(586f) Comparative Structural Analyses of Antimicrobial Resistant K. Pneumoniae metabolic Networks Via Stochastic Block Modeling and Machine Learning

Increased antimicrobial resistance (AMR) is one of the most pressing public health issues of the modern day. Continued overuse of antibiotics and high adaptability of bacterial metabolisms make gaining an understanding of metabolic links to AMR critical in the race to identify novel drug targets and develop a new generation of antimicrobials. While considerable efforts devoted to identifying the genetic underpinnings of AMR are ongoing, few studies have investigated how AMR relates to structural and topological changes in the metabolic network. A stoichiometric network approach could not only illuminate new pathways as drug targets, but, through cross-species comparison of structural characteristics, could also provide a more fundamental understanding of how bacterial metabolic networks reorganize themselves to cope with antimicrobial threats. The prevalence of strain-specific genome scale metabolic models (GEMs) enables this approach, and we have selected 16 strains of Klebsiella pneumoniae, each with varying AMR profiles, for this work.

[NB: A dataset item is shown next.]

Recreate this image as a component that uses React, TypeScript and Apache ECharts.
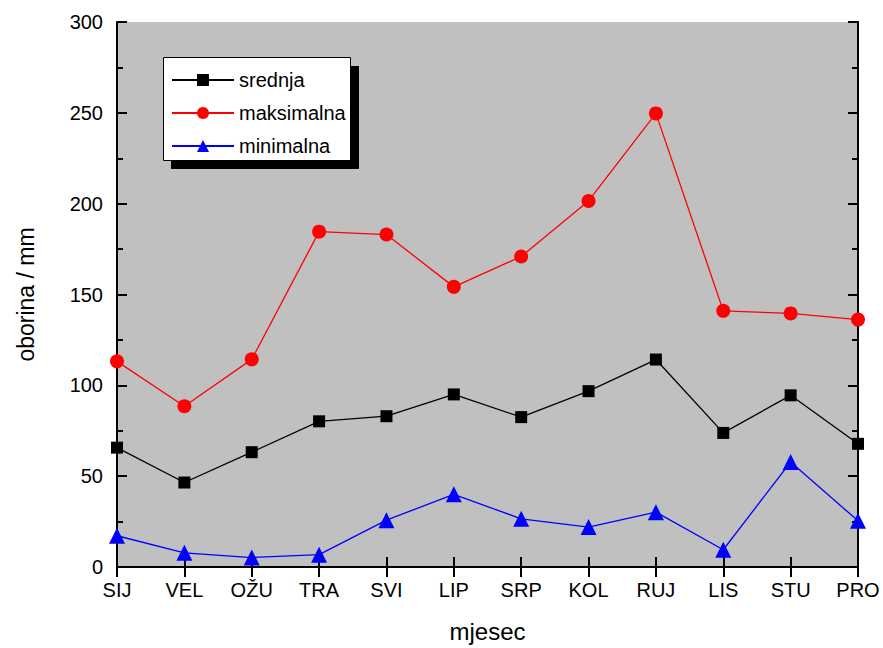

In order to detect a wide array of possible network structures, Bayesian inference of the stochastic block model (SBM) was employed as a community detection method. Adjacency matrices were constructed using the stoichiometric matrix of each metabolic network, and both unweighted (Boolean) and weighted versions of each graph were considered. A multilabel classification problem was formulated using AMR profiles as labels and the reaction sets as features. Feature importances were then adapted as edge weights during SBM community detection, thereby emphasizing the most relevant structural differences between each strain’s metabolic networks. Analysis of these differences sheds light on the potentially exploitable relationship between topology and AMR. Continuing work will involve conducting this same analysis on GEMs for over 3,000 strains of resistant and non-resistant E. coli, as well as GEMs of Staph aureus, in order to investigate interspecies motifs related to clinically relevant AMR.